Christmas is a time of giving; a time of family, and a time of tender togetherness. An unfortunate consequence of the giving spirit, however, is that it takes an inevitable toll on everybody's bank accounts. So, with Christmas just one month away, what are some fun, seasonal activities for individuals, friends, and/or for the whole family that are practically free? My personal favourite is always visiting the beautiful decorations put up by various department stores and shopping centres. It's low effort, low cost, and a fantastic way to get into the Christmas spirit. This year, the Queen Victoria Building's Christmas decorations - aptly named "Forever the Magic of Christmas" - has been my favourite by far.
The underlying theme throughout the display is light, and not in hugely clustered together strings that are a staple of some other Christmas decorations; but rather in a beautifully well thought out way that compliments the classy feel of the building. See an abundance of small bursts of bright, white lights shining throughout the shopping complex. They cover the railings in the middle of the centre, as well as the gorgeous beacon of light that is the Santa Photos booth. The simple sparkling that covers the huge Christmas tree in the middle of it all is just the icing on the cake. If you want your photo taken on Santa's lap this year, be assured that the surroundings will be enough to keep you amused. Even if you have to wait in line.
Santa's not here right now. He must be too busy making toys.
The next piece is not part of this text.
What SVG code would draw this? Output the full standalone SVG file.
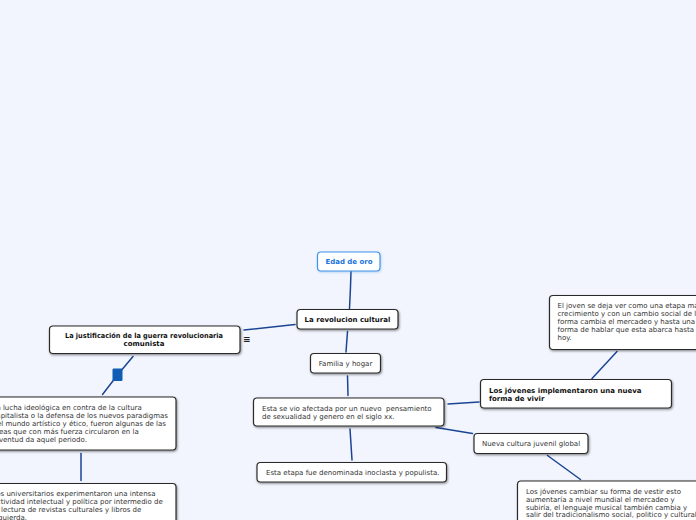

The iconic Queen Victoria Building Christmas tree spans three floors, and continues to tower far up into the high ceiling of the building's top level - where it ends with a giant pointed star atop its peak. Many of the decorations are provided by Swarovski, including shining bars of glittering crystals that adorn the entire tree. The rest of the decorations are very minimal, in the form of small red flowers, where the tree appears classy and beautiful rather than overwhelming. The huge base of the tree is on the ground floor, and the "trunk" is made entirely of lights. This provides a pretty backdrop for photographs, and perhaps even to be used for Christmas cards. The sheer size of the tree also helps to draw out the experience, and provide multiple photo opportunities on each level - rather than the main attraction of the display only being in one area. Viewers can take their time and appreciate each section for as long as they wish.
The perfect spot for Christmas selfies.
So, why exactly have I chosen the Queen Victoria Building as my favourite? It sounds and looks impressive. However, what are the factors that really make it stand out above all of the others?
I believe that the simple use of light creates a beautiful and classy feel, while still appearing traditional. It is also reasonably non-denominational. While it is obviously a Christmas display with a tree and Santa Claus, there are no outwardly religious symbols within the decorations to make those who do not celebrate religiously feel uncomfortable.
Finally, I appreciate that the display is indoors, and can be very easily reached from the Town Hall train station; of which is entirely underground. It is easy to get to. The price of the train ticket is the only fee for the entire viewing experience. Our Sydney weather has been extremely unpredictable so far this Summer, and so I am a fan of any activity that can be enjoyed in comfort despite potential heat, cold, rain - or even wind.
Rudolph is much happier inside next to Santa
If you're time poor this Christmas and can only make it to one display before the big day arrives, I would highly recommend the Queen Victoria Building.
Where: The Queen Victoria Building, 455 George St Sydney.
Why: A simple yet beautiful Christmas experience.
Cost: Free, other than transport to Town Hall station.